Stated problem >>
Set down the material below word for word, excluding the pictures.

☆ ☆ ☆ ☆ ☆ ☆ ☆

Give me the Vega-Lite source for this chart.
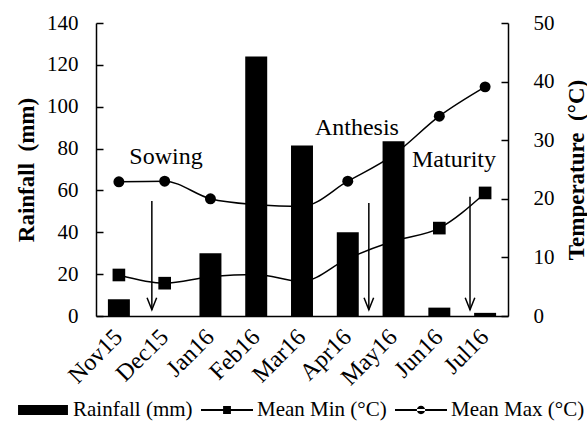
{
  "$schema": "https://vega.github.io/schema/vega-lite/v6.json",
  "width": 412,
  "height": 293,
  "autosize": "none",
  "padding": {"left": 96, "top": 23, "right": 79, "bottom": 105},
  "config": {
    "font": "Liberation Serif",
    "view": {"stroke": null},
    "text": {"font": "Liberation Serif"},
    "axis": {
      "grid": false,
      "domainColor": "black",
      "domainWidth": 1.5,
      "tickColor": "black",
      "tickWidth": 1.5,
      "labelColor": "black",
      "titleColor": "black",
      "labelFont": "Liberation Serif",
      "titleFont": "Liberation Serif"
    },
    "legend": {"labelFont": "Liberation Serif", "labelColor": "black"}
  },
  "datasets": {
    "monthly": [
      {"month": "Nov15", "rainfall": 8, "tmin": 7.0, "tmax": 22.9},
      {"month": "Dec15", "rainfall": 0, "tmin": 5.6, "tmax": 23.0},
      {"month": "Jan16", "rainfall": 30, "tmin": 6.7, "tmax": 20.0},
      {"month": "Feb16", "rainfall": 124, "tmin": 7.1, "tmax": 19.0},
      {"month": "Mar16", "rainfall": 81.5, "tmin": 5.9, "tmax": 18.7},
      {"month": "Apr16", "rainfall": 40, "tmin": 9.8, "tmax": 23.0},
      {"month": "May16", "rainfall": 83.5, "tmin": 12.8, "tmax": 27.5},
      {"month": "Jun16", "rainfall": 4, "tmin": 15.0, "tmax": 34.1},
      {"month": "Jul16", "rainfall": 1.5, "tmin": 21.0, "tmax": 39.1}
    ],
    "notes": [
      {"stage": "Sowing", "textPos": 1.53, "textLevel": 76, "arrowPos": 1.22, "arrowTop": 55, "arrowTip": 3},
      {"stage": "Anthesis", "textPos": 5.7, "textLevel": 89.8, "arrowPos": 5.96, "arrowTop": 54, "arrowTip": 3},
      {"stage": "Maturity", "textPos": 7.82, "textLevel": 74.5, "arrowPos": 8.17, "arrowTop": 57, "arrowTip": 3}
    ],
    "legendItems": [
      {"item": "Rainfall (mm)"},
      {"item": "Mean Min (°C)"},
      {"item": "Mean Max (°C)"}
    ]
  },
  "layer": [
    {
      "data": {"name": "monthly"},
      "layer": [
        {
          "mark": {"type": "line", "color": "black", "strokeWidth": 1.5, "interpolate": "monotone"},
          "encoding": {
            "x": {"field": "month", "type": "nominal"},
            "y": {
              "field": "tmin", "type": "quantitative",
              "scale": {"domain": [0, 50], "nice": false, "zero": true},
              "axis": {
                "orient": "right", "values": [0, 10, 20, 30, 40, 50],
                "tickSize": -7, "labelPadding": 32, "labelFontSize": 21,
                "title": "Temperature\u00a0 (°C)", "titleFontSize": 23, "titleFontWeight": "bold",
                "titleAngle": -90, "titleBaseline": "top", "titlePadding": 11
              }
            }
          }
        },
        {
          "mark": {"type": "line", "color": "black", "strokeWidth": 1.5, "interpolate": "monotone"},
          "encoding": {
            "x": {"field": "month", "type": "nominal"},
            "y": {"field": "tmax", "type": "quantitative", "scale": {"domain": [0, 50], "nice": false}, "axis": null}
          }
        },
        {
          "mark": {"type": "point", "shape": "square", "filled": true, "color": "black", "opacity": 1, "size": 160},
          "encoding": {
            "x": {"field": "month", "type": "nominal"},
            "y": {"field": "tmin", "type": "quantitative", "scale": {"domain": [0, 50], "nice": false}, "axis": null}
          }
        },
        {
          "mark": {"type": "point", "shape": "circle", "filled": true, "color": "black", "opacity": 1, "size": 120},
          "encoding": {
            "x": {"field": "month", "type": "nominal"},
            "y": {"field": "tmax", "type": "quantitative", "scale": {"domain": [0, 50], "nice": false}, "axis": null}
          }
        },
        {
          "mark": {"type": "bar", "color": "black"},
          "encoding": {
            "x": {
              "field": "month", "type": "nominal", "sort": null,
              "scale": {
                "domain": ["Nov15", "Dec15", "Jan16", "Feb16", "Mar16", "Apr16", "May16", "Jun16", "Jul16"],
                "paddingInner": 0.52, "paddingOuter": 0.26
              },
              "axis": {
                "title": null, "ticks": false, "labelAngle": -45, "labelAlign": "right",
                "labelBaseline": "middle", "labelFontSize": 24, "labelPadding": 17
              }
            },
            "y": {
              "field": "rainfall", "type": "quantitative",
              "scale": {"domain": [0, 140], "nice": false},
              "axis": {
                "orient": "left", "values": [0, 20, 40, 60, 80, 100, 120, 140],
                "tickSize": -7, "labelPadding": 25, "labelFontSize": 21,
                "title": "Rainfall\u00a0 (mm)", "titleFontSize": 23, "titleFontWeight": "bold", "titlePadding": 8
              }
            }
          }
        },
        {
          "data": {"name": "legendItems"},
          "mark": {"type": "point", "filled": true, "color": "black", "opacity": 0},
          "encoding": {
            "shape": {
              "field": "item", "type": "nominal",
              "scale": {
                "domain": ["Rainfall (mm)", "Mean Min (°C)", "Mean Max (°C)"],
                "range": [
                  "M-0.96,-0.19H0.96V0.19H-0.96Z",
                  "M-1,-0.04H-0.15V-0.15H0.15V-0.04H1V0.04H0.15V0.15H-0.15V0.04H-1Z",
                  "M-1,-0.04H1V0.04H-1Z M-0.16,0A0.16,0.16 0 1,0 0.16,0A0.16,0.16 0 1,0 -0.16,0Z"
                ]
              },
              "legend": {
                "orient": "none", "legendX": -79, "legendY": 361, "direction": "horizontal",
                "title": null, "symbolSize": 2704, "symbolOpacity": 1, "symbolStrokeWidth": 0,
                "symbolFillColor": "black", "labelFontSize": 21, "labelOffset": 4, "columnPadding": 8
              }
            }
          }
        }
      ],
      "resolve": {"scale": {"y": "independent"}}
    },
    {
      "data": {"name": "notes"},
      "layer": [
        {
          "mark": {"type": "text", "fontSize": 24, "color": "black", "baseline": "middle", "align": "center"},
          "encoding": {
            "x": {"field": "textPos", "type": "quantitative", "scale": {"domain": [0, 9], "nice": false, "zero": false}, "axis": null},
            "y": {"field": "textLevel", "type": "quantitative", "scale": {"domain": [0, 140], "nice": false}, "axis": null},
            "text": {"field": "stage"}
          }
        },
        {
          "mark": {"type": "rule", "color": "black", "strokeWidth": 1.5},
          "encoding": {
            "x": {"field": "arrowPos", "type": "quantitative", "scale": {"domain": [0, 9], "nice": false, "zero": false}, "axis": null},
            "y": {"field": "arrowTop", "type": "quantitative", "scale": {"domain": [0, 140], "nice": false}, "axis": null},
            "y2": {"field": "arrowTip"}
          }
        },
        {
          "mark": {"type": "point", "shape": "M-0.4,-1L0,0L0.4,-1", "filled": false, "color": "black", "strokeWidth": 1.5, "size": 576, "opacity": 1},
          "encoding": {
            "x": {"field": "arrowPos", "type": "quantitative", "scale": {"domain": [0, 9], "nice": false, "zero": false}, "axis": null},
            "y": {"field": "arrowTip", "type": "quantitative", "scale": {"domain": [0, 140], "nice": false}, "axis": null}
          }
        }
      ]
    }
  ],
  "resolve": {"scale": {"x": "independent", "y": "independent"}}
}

☆ ☆ ☆ ☆ ☆ ☆ ☆

Right answer >>
Give me the Vega-Lite source for this chart.
{
  "$schema": "https://vega.github.io/schema/vega-lite/v6.json",
  "width": 412,
  "height": 293,
  "autosize": "none",
  "padding": {"left": 96, "top": 23, "right": 79, "bottom": 105},
  "config": {
    "font": "Liberation Serif",
    "view": {"stroke": null},
    "text": {"font": "Liberation Serif"},
    "axis": {
      "grid": false,
      "domainColor": "black",
      "domainWidth": 1.5,
      "tickColor": "black",
      "tickWidth": 1.5,
      "labelColor": "black",
      "titleColor": "black",
      "labelFont": "Liberation Serif",
      "titleFont": "Liberation Serif"
    },
    "legend": {"labelFont": "Liberation Serif", "labelColor": "black"}
  },
  "datasets": {
    "monthly": [
      {"month": "Nov15", "rainfall": 8, "tmin": 7.0, "tmax": 22.9},
      {"month": "Dec15", "rainfall": 0, "tmin": 5.6, "tmax": 23.0},
      {"month": "Jan16", "rainfall": 30, "tmin": 6.7, "tmax": 20.0},
      {"month": "Feb16", "rainfall": 124, "tmin": 7.1, "tmax": 19.0},
      {"month": "Mar16", "rainfall": 81.5, "tmin": 5.9, "tmax": 18.7},
      {"month": "Apr16", "rainfall": 40, "tmin": 9.8, "tmax": 23.0},
      {"month": "May16", "rainfall": 83.5, "tmin": 12.8, "tmax": 27.5},
      {"month": "Jun16", "rainfall": 4, "tmin": 15.0, "tmax": 34.1},
      {"month": "Jul16", "rainfall": 1.5, "tmin": 21.0, "tmax": 39.1}
    ],
    "notes": [
      {"stage": "Sowing", "textPos": 1.53, "textLevel": 76, "arrowPos": 1.22, "arrowTop": 55, "arrowTip": 3},
      {"stage": "Anthesis", "textPos": 5.7, "textLevel": 89.8, "arrowPos": 5.96, "arrowTop": 54, "arrowTip": 3},
      {"stage": "Maturity", "textPos": 7.82, "textLevel": 74.5, "arrowPos": 8.17, "arrowTop": 57, "arrowTip": 3}
    ],
    "legendItems": [
      {"item": "Rainfall (mm)"},
      {"item": "Mean Min (°C)"},
      {"item": "Mean Max (°C)"}
    ]
  },
  "layer": [
    {
      "data": {"name": "monthly"},
      "layer": [
        {
          "mark": {"type": "line", "color": "black", "strokeWidth": 1.5, "interpolate": "monotone"},
          "encoding": {
            "x": {"field": "month", "type": "nominal"},
            "y": {
              "field": "tmin", "type": "quantitative",
              "scale": {"domain": [0, 50], "nice": false, "zero": true},
              "axis": {
                "orient": "right", "values": [0, 10, 20, 30, 40, 50],
                "tickSize": -7, "labelPadding": 32, "labelFontSize": 21,
                "title": "Temperature\u00a0 (°C)", "titleFontSize": 23, "titleFontWeight": "bold",
                "titleAngle": -90, "titleBaseline": "top", "titlePadding": 11
              }
            }
          }
        },
        {
          "mark": {"type": "line", "color": "black", "strokeWidth": 1.5, "interpolate": "monotone"},
          "encoding": {
            "x": {"field": "month", "type": "nominal"},
            "y": {"field": "tmax", "type": "quantitative", "scale": {"domain": [0, 50], "nice": false}, "axis": null}
          }
        },
        {
          "mark": {"type": "point", "shape": "square", "filled": true, "color": "black", "opacity": 1, "size": 160},
          "encoding": {
            "x": {"field": "month", "type": "nominal"},
            "y": {"field": "tmin", "type": "quantitative", "scale": {"domain": [0, 50], "nice": false}, "axis": null}
          }
        },
        {
          "mark": {"type": "point", "shape": "circle", "filled": true, "color": "black", "opacity": 1, "size": 120},
          "encoding": {
            "x": {"field": "month", "type": "nominal"},
            "y": {"field": "tmax", "type": "quantitative", "scale": {"domain": [0, 50], "nice": false}, "axis": null}
          }
        },
        {
          "mark": {"type": "bar", "color": "black"},
          "encoding": {
            "x": {
              "field": "month", "type": "nominal", "sort": null,
              "scale": {
                "domain": ["Nov15", "Dec15", "Jan16", "Feb16", "Mar16", "Apr16", "May16", "Jun16", "Jul16"],
                "paddingInner": 0.52, "paddingOuter": 0.26
              },
              "axis": {
                "title": null, "ticks": false, "labelAngle": -45, "labelAlign": "right",
                "labelBaseline": "middle", "labelFontSize": 24, "labelPadding": 17
              }
            },
            "y": {
              "field": "rainfall", "type": "quantitative",
              "scale": {"domain": [0, 140], "nice": false},
              "axis": {
                "orient": "left", "values": [0, 20, 40, 60, 80, 100, 120, 140],
                "tickSize": -7, "labelPadding": 25, "labelFontSize": 21,
                "title": "Rainfall\u00a0 (mm)", "titleFontSize": 23, "titleFontWeight": "bold", "titlePadding": 8
              }
            }
          }
        },
        {
          "data": {"name": "legendItems"},
          "mark": {"type": "point", "filled": true, "color": "black", "opacity": 0},
          "encoding": {
            "shape": {
              "field": "item", "type": "nominal",
              "scale": {
                "domain": ["Rainfall (mm)", "Mean Min (°C)", "Mean Max (°C)"],
                "range": [
                  "M-0.96,-0.19H0.96V0.19H-0.96Z",
                  "M-1,-0.04H-0.15V-0.15H0.15V-0.04H1V0.04H0.15V0.15H-0.15V0.04H-1Z",
                  "M-1,-0.04H1V0.04H-1Z M-0.16,0A0.16,0.16 0 1,0 0.16,0A0.16,0.16 0 1,0 -0.16,0Z"
                ]
              },
              "legend": {
                "orient": "none", "legendX": -79, "legendY": 361, "direction": "horizontal",
                "title": null, "symbolSize": 2704, "symbolOpacity": 1, "symbolStrokeWidth": 0,
                "symbolFillColor": "black", "labelFontSize": 21, "labelOffset": 4, "columnPadding": 8
              }
            }
          }
        }
      ],
      "resolve": {"scale": {"y": "independent"}}
    },
    {
      "data": {"name": "notes"},
      "layer": [
        {
          "mark": {"type": "text", "fontSize": 24, "color": "black", "baseline": "middle", "align": "center"},
          "encoding": {
            "x": {"field": "textPos", "type": "quantitative", "scale": {"domain": [0, 9], "nice": false, "zero": false}, "axis": null},
            "y": {"field": "textLevel", "type": "quantitative", "scale": {"domain": [0, 140], "nice": false}, "axis": null},
            "text": {"field": "stage"}
          }
        },
        {
          "mark": {"type": "rule", "color": "black", "strokeWidth": 1.5},
          "encoding": {
            "x": {"field": "arrowPos", "type": "quantitative", "scale": {"domain": [0, 9], "nice": false, "zero": false}, "axis": null},
            "y": {"field": "arrowTop", "type": "quantitative", "scale": {"domain": [0, 140], "nice": false}, "axis": null},
            "y2": {"field": "arrowTip"}
          }
        },
        {
          "mark": {"type": "point", "shape": "M-0.4,-1L0,0L0.4,-1", "filled": false, "color": "black", "strokeWidth": 1.5, "size": 576, "opacity": 1},
          "encoding": {
            "x": {"field": "arrowPos", "type": "quantitative", "scale": {"domain": [0, 9], "nice": false, "zero": false}, "axis": null},
            "y": {"field": "arrowTip", "type": "quantitative", "scale": {"domain": [0, 140], "nice": false}, "axis": null}
          }
        }
      ]
    }
  ],
  "resolve": {"scale": {"x": "independent", "y": "independent"}}
}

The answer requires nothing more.